Jean R. Packard Center at Occoquan Regional Park in Lorton (staff photo by Angela Woolsey)

Nearly 22 years after Lorton Prison closed in 2000, Fairfax County planners and developers are in the thick of reimagining what the sleepy spot along I-95 will look like in 2040.

Staff are currently evaluating feedback from a second round of community engagement in March on what the community envisions for Lorton. The meetings followed an initial round of feedback in 2019.

Barbara Byron, director of the Fairfax County Department of Planning and Development, says conceptual frameworks are being developed along Lorton Road between Silverbrook Road and Richmond Highway.

“The maps will help visualize potential improvements to the public realm, such transportation and parks improvements to better serve the area, and potential alternatives to the planned mix of land uses and development within the area — primarily at the three commercial centers of Gunston Plaza, Lorton Marketplace and the Lorton Station Town Center,” Byron said.

Mt.

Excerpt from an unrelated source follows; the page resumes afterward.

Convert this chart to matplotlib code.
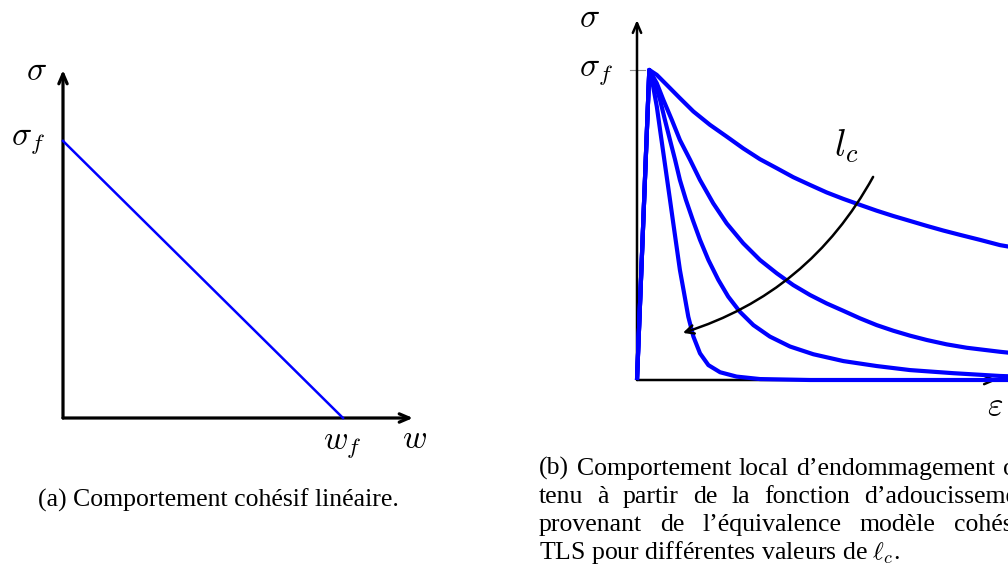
import matplotlib.pyplot as plt

plt.rcParams['mathtext.fontset'] = 'cm'
plt.rcParams['font.family'] = 'Liberation Serif'

W, H = 1008, 573
BLUE = '#0000ff'

# (a) linear cohesive law: sigma_f at w = 0, zero at w = w_f
coh_w = [0.0, 1.0]
coh_sigma = [1.0, 0.0]

# (b) local damage response for several l_c (strain, normalised stress)
eps_a = [0.0, 0.041, 0.066, 0.099, 0.143, 0.188, 0.243, 0.299, 0.354, 0.41, 0.466, 0.521,
         0.577, 0.632, 0.688, 0.743, 0.799, 0.854, 0.91, 0.966, 1.021, 1.077, 1.143, 1.21, 1.24]
sig_a = [0.0, 1.0, 0.984, 0.952, 0.909, 0.866, 0.823, 0.785, 0.747, 0.712, 0.683, 0.654,
         0.629, 0.605, 0.584, 0.565, 0.546, 0.529, 0.513, 0.497, 0.482, 0.468, 0.452, 0.435, 0.43]
eps_b = [0.0, 0.041, 0.066, 0.088, 0.116, 0.143, 0.177, 0.21, 0.254, 0.299, 0.354, 0.41,
         0.466, 0.521, 0.577, 0.632, 0.688, 0.743, 0.799, 0.854, 0.91, 0.966, 1.032, 1.099,
         1.21, 1.24]
sig_b = [0.0, 1.0, 0.957, 0.903, 0.839, 0.774, 0.71, 0.645, 0.57, 0.505, 0.441, 0.387,
         0.344, 0.306, 0.274, 0.247, 0.223, 0.199, 0.177, 0.159, 0.143, 0.129, 0.115, 0.104,
         0.091, 0.088]
eps_c = [0.0, 0.041, 0.06, 0.077, 0.093, 0.11, 0.127, 0.143, 0.163, 0.186, 0.21, 0.238,
         0.271, 0.304, 0.343, 0.388, 0.443, 0.51, 0.588, 0.688, 0.799, 0.91, 1.054, 1.21, 1.24]
sig_c = [0.0, 1.0, 0.957, 0.903, 0.839, 0.774, 0.71, 0.645, 0.581, 0.516, 0.452, 0.387,
         0.323, 0.269, 0.22, 0.177, 0.14, 0.108, 0.083, 0.061, 0.045, 0.032, 0.022, 0.013, 0.012]
eps_d = [0.0, 0.041, 0.054, 0.066, 0.077, 0.088, 0.099, 0.11, 0.121, 0.132, 0.143, 0.157,
         0.171, 0.188, 0.21, 0.238, 0.277, 0.332, 0.41, 0.577, 1.24]
sig_d = [0.0, 1.0, 0.946, 0.882, 0.806, 0.731, 0.656, 0.581, 0.505, 0.43, 0.355, 0.28,
         0.204, 0.14, 0.086, 0.048, 0.025, 0.011, 0.003, 0.0, 0.0]
curves = [(eps_a, sig_a), (eps_b, sig_b), (eps_c, sig_c), (eps_d, sig_d)]

caption_a = "(a) Comportement cohésif linéaire."
# caption (b): justified lines (word lists) and a last, ragged line
caption_b_words = [
    ["(b)", "Comportement", "local", "d’endommagement", "ob-"],
    ["tenu", "à", "partir", "de", "la", "fonction", "d’adoucissement"],
    ["provenant", "de", "l’équivalence", "modèle", "cohésif-"],
]
caption_b_last = "TLS pour différentes valeurs de $\\ell_c$."
caption_b_y = [475, 503, 531, 559]
CAP_LEFT, CAP_RIGHT = 539, 1037
CAP_SIZE = 18.5

fig = plt.figure(figsize=(W / 100, H / 100), dpi=100)


def axes_px(x0, y0, x1, y1):
    # axes box given in pixel corners (origin top-left)
    return fig.add_axes([x0 / W, (H - y1) / H, (x1 - x0) / W, (y1 - y0) / H])


def draw_arrow_axes(ax, xmax, ymax, lw):
    kw = dict(arrowstyle='->,head_length=0.7,head_width=0.3', lw=lw, color='black',
              shrinkA=0, shrinkB=0)
    ax.annotate('', xy=(xmax, 0), xytext=(0, 0), arrowprops=kw, annotation_clip=False)
    ax.annotate('', xy=(0, ymax), xytext=(0, 0), arrowprops=kw, annotation_clip=False)


# ---- panel (a)
ax1 = axes_px(63, 70, 413, 418)
ax1.set_xlim(0, 1.25)
ax1.set_ylim(0, 1.256)
ax1.axis('off')
draw_arrow_axes(ax1, 1.25, 1.256, 2.3)
ax1.plot(coh_w, coh_sigma, color=BLUE, lw=1.8, clip_on=False, zorder=3)
ax1.text(-0.064, 0.986, r'$\sigma_f$', fontsize=24, ha='right', va='baseline')
ax1.text(-0.095, 1.22, r'$\sigma$', fontsize=24, ha='center', va='baseline')
ax1.text(0.93, -0.108, r'$w_f$', fontsize=24, ha='left', va='baseline')
ax1.text(1.21, -0.108, r'$w$', fontsize=24, ha='left', va='baseline')

fig.text(38 / W, 1 - 507 / H, caption_a, fontsize=CAP_SIZE, ha='left', va='baseline')

# ---- panel (b)
ax2 = axes_px(637, 20, 997, 380)
ax2.set_xlim(0, 1.2)
ax2.set_ylim(0, 1.161)
ax2.axis('off')
draw_arrow_axes(ax2, 1.2, 1.161, 1.8)
ax2.plot([-0.023, 0.027], [1.0, 1.0], color='0.55', lw=0.8, clip_on=False)
for eps, sig in curves:
    ax2.plot(eps, sig, color=BLUE, lw=3.0, clip_on=False, zorder=3,
             solid_joinstyle='round', solid_capstyle='butt')

ax2.annotate('', xy=(0.153, 0.152), xytext=(0.787, 0.655),
             arrowprops=dict(arrowstyle='->,head_length=0.6,head_width=0.3', lw=1.8,
                             color='black', connectionstyle='arc3,rad=-0.2',
                             shrinkA=0, shrinkB=0), zorder=4)
ax2.text(0.697, 0.719, r'$l_c$', fontsize=27, ha='center', va='baseline')
ax2.text(-0.08, 0.984, r'$\sigma_f$', fontsize=24, ha='right', va='baseline')
ax2.text(-0.157, 1.139, r'$\sigma$', fontsize=24, ha='center', va='baseline')
ax2.text(1.167, -0.113, r'$\varepsilon$', fontsize=24, ha='left', va='baseline')

# justified caption lines: measure the words, spread the leftover space evenly
renderer = fig.canvas.get_renderer()
for words, y in zip(caption_b_words, caption_b_y):
    texts = [fig.text(0, 1 - y / H, w, fontsize=CAP_SIZE, ha='left', va='baseline')
             for w in words]
    widths = [t.get_window_extent(renderer).width for t in texts]
    gap = (CAP_RIGHT - CAP_LEFT - sum(widths)) / (len(words) - 1)
    x = CAP_LEFT
    for t, w in zip(texts, widths):
        t.set_x(x / W)
        x += w + gap
fig.text(CAP_LEFT / W, 1 - caption_b_y[3] / H, caption_b_last, fontsize=CAP_SIZE,
         ha='left', va='baseline')

plt.savefig('out.png', dpi=100)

Vernon District Supervisor Dan Stork notes that significant transformation is already underway.

“In 2000 as the Lorton Prison was closing, the community came together to plan for the future of Lorton,” he told FFXnow. “Today, I am particularly proud of the role we have all had in bringing much of that vision to fruition, with three new schools, several new residential developments, and many new businesses and commercial centers.”

Ultimately, the county hopes Lorton will become a destination for residents and regional visitors that is anchored by the Workhouse Arts Center, the new Lorton Community Center and library, the Liberty mixed-use community, parks, and the creation of a new downtown east of I-95 along Lorton Road.

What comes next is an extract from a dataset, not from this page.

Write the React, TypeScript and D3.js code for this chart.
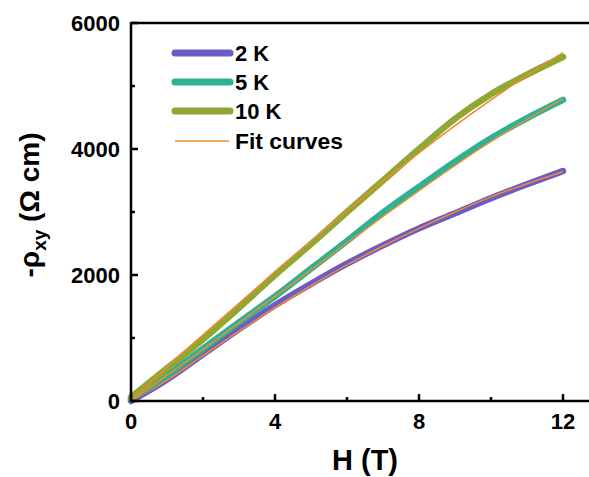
import React from "react";
import * as d3 from "d3";

const fieldT = [0, 1, 2, 3, 4, 5, 6, 7, 8, 9, 10, 11, 12];
const rho2K = [0, 340, 740, 1140, 1520, 1860, 2180, 2470, 2740, 2980, 3220, 3440, 3650];
const rho5K = [30, 410, 830, 1250, 1660, 2100, 2540, 2990, 3400, 3800, 4170, 4490, 4780];
const rho10K = [60, 520, 980, 1480, 2000, 2490, 3000, 3500, 4000, 4480, 4870, 5180, 5460];
const fit2K = [0, 330, 720, 1110, 1480, 1830, 2160, 2460, 2740, 3000, 3240, 3450, 3640];
const fit5K = [0, 410, 820, 1240, 1660, 2080, 2510, 2930, 3340, 3740, 4120, 4470, 4800];
const fit10K = [0, 540, 1050, 1550, 2050, 2540, 3020, 3490, 3940, 4370, 4780, 5170, 5530];

const seriesNames = ["2 K", "5 K", "10 K"];
const seriesColors = ["#6a5cc4", "#2cb295", "#8ea832"];
const fitColor = "#f08a30";
const fitLabel = "Fit curves";

const xTicks = [0, 4, 8, 12];
const xMinor = [2, 6, 10];
const yTicks = [0, 2000, 4000, 6000];
const yMinor = [1000, 3000, 5000];

export default function App() {
  const W = 589, H = 477;
  const x = d3.scaleLinear().domain([0, 13]).range([131, 599]);
  const y = d3.scaleLinear().domain([0, 6000]).range([401, 23]);
  const line = d3
    .line<[number, number]>()
    .x((d) => x(d[0]))
    .y((d) => y(d[1]))
    .curve(d3.curveMonotoneX);
  const mk = (vals: number[]) => line(fieldT.map((t, i) => [t, vals[i]] as [number, number])) || "";
  const data = [rho2K, rho5K, rho10K];
  const fits = [fit2K, fit5K, fit10K];
  const font = "'Liberation Sans', Arial, sans-serif";
  const x0 = x(0), yb = y(0), yt = y(6000);

  return (
    <svg width={W} height={H} style={{ position: "absolute", left: 0, top: 0, background: "#fff" }}>
      {data.map((vals, i) => (
        <g key={i}>
          <path d={mk(vals)} fill="none" stroke={seriesColors[i]} strokeWidth={6.5} strokeLinecap="round" strokeLinejoin="round" />
          <path d={mk(fits[i])} fill="none" stroke={fitColor} strokeWidth={1.6} />
        </g>
      ))}
      <line x1={x0} x2={W} y1={yt} y2={yt} stroke="#000" strokeWidth={2.5} />
      <line x1={x0} x2={W} y1={yb} y2={yb} stroke="#000" strokeWidth={2.5} />
      <line x1={x0} x2={x0} y1={yt - 1} y2={yb + 1} stroke="#000" strokeWidth={2.5} />
      {xTicks.map((t) => (
        <g key={"xt" + t}>
          <line x1={x(t)} x2={x(t)} y1={yb} y2={yb - 7} stroke="#000" strokeWidth={2.5} />
          <text x={x(t)} y={429} textAnchor="middle" fontFamily={font} fontWeight="bold" fontSize={22}>{t}</text>
        </g>
      ))}
      {xMinor.map((t) => (
        <line key={"xm" + t} x1={x(t)} x2={x(t)} y1={yb} y2={yb - 4} stroke="#000" strokeWidth={2.5} />
      ))}
      {yTicks.map((t) => (
        <g key={"yt" + t}>
          <line x1={x0} x2={x0 + 7} y1={y(t)} y2={y(t)} stroke="#000" strokeWidth={2.5} />
          <text x={120} y={y(t) + 8} textAnchor="end" fontFamily={font} fontWeight="bold" fontSize={22}>{t}</text>
        </g>
      ))}
      {yMinor.map((t) => (
        <line key={"ym" + t} x1={x0} x2={x0 + 4} y1={y(t)} y2={y(t)} stroke="#000" strokeWidth={2.5} />
      ))}
      <text x={365} y={470} textAnchor="middle" fontFamily={font} fontWeight="bold" fontSize={29}>H (T)</text>
      <text transform="translate(39,205) rotate(-90)" textAnchor="middle" fontFamily={font} fontWeight="bold" fontSize={28}>
        -ρ<tspan fontSize={19} dy={7}>xy</tspan><tspan dy={-7}> (Ω cm)</tspan>
      </text>
      {seriesNames.map((n, i) => (
        <g key={n}>
          <line x1={175} x2={230} y1={53 + i * 29} y2={53 + i * 29} stroke={seriesColors[i]} strokeWidth={7} strokeLinecap="round" />
          <text x={235} y={53 + i * 29 + 8} fontFamily={font} fontWeight="bold" fontSize={22}>{n}</text>
        </g>
      ))}
      <line x1={175} x2={229} y1={141} y2={141} stroke={fitColor} strokeWidth={1.6} />
      <text x={235} y={149} fontFamily={font} fontWeight="bold" fontSize={22} textLength={108} lengthAdjust="spacingAndGlyphs">{fitLabel}</text>
    </svg>
  );
}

But the challenges of transforming a largely suburban area with commercial centers and large swaths of parking lots remain.

“Development patterns in the Lorton area are heavily suburban in character with commercial centers and large parking lots,” Byron said. “However, there is an opportunity to identify and attract unique, niche commercial uses that could turn it into a go-to destination in Northern Virginia.”

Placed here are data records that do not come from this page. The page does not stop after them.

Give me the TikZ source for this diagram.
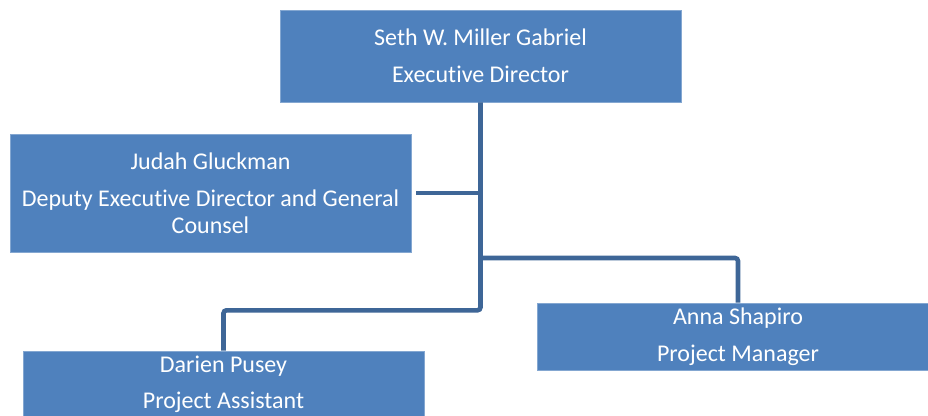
\documentclass[tikz,border=0pt]{standalone}
\usepackage{fontspec}
\setmainfont{Carlito}[Ligatures={NoCommon}]
\definecolor{boxblue}{HTML}{4F81BD}
\definecolor{lineblue}{HTML}{3E6697}
\begin{document}
\begin{tikzpicture}[x=1pt,y=-1pt,
  orgbox/.style={fill=boxblue, draw=boxblue!70!white, line width=0.6pt, text=white, align=center,
    inner sep=0pt, minimum width=401pt,
    font=\fontsize{24}{27}\selectfont},
  link/.style={draw=lineblue, line width=4.6pt, rounded corners=3pt}]
\useasboundingbox (0,0) rectangle (928,415);
\clip (0,0) rectangle (928,415);
\node[orgbox, minimum height=92pt] (top) at (480.5,56) {Seth W. Miller Gabriel\\[9.5pt]Executive Director};
\node[orgbox, minimum height=118pt] (judah) at (210.5,193) {Judah Gluckman\\[10pt]Deputy Executive Director and General\\Counsel};
\node[orgbox, minimum height=67pt] (darien) at (223.5,384.5) {Darien Pusey\\[9.5pt]Project Assistant};
\node[orgbox, minimum height=67pt] (anna) at (738,336.5) {Anna Shapiro\\[9.5pt]Project Manager};
\coordinate (jl) at ([xshift=5pt]judah.east);
\draw[link] (top.south) -- ++(0,208) -| (darien.north);
\draw[link] (top.south |- 0,258) -| (anna.north);
\draw[link] (jl) -- (top.south |- jl);
\end{tikzpicture}
\end{document}
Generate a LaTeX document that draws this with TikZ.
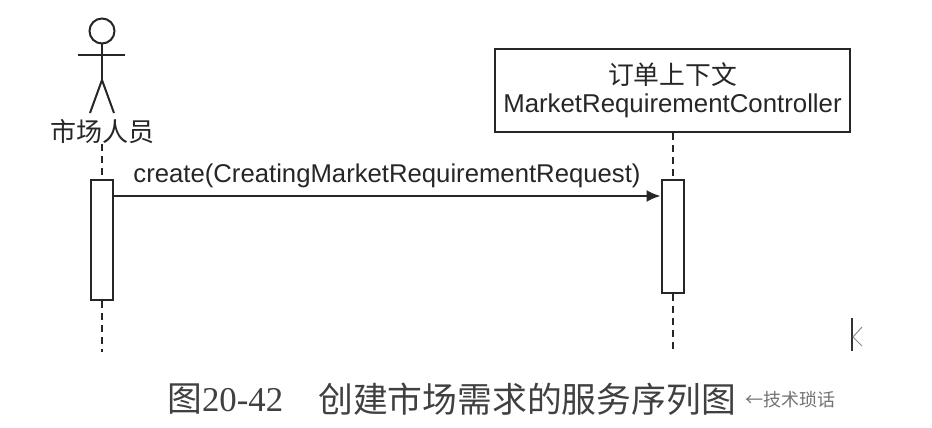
\documentclass[tikz,border=0pt]{standalone}
\usepackage{fontspec}
\setmainfont{Liberation Sans}
\newfontfamily\cjk{Noto Sans CJK SC}
\newfontfamily\capfont{Liberation Serif}
\usetikzlibrary{arrows.meta, positioning}

\begin{document}
\begin{tikzpicture}[x=1pt, y=-1pt, auto,
activation/.style={
  rectangle, draw, line width=2pt, black!85,
  minimum width=22pt, inner sep=0pt
},
lifeline/.style={draw, line width=2pt, black!85, dash pattern=on 7pt off 5pt},
stickman/.style={draw, line width=2pt, black!85},
message/.style={draw, line width=2pt, black!85, -{Latex[length=14pt, width=12pt]}},
caption/.style={inner sep=0pt, text=black!75, font=\fontsize{34.8}{38}\selectfont}
]
\useasboundingbox (0,0) rectangle (932,428);
% actor
\node (head) [circle, stickman, minimum size=25pt, inner sep=0pt] at (102,31) {};
\coordinate (armleft) at (78,55);
\coordinate (armright) at (125,55);
\coordinate (hip) at (102,80);
\coordinate (footleft) at (90,113);
\coordinate (footright) at (114,113);
\draw[stickman] (head) -- (hip);
\draw[stickman] (armleft) -- (armright);
\draw[stickman] (footleft) -- (hip) -- (footright);
\node (actor) [inner sep=0pt, text=black!85, font=\cjk\fontsize{26}{28}\selectfont] at (102,132) {市场人员};
% controller box
\node (controller) [rectangle, draw, line width=2pt, black!85, minimum width=355pt, minimum height=83pt,
  align=center, inner sep=0pt, font=\fontsize{25.8}{28.5}\selectfont] at (672.5,90.5)
  {\raisebox{-1pt}{\cjk 订单上下文}\\[1pt]MarketRequirementController};
% activation bars
\node (barleft) [activation, minimum height=120pt] at (102,240) {};
\node (barright) [activation, minimum height=113pt] at (672.5,236.5) {};
% lifelines
\coordinate (endleft) at (102,352);
\coordinate (endright) at (672.5,352);
\path[lifeline] (actor) -- (barleft);
\path[lifeline] (barleft) -- (endleft);
\path[lifeline] (controller) -- (barright);
\path[lifeline] (barright) -- (endright);
% message
\coordinate (msgfrom) at (barleft.east |- 0,196);
\coordinate (msgto) at (barright.west |- 0,196);
\path[message] (msgfrom) -- (msgto);
\node (msglabel) [inner sep=0pt, text=black!85, font=\fontsize{25.7}{28}\selectfont] at (387,175.5) {create(CreatingMarketRequirementRequest)};
% caption
\node (figno) [caption, anchor=west] at (167,399) {{\cjk 图}{\capfont 20-42}};
\node (figtitle) [caption, anchor=west] at (318,399) {\cjk 创建市场需求的服务序列图};
\node (mark) [anchor=west, inner sep=0pt, text=black!55, font=\cjk\fontsize{18}{20}\selectfont] at (745,400) {←技术琐话};
% edge mark
\coordinate (edgetop) at (852,318);
\coordinate (edgebot) at (852,351);
\coordinate (tipout) at (862,327);
\coordinate (tipin) at (853,337);
\coordinate (tipend) at (862,346);
\draw[line width=1.2pt, black!80] (edgetop) -- (edgebot);
\draw[line width=1pt, black!45] (tipout) -- (tipin) -- (tipend);
\end{tikzpicture}
\end{document}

Stork says the recent reinvigoration of feedback on the future of Lorton will help guide the process of bringing the community’s “vision for the next 20 years to life.”

For the coming decades, property owners and private investors’ willingness to share that vision will be a key to realizing it.

In 2021, the Fairfax County Board of Supervisors approved the consideration of a comprehensive plan amendment to recommend a town center concept near the Virginia Railway Express station, along with gateway locations and residential areas at a mix of densities. A community task force has collaborated with the county to begin work on the study, which will wrap up in the winter.

Next steps include drafting a comprehensive plan amendment on the topic.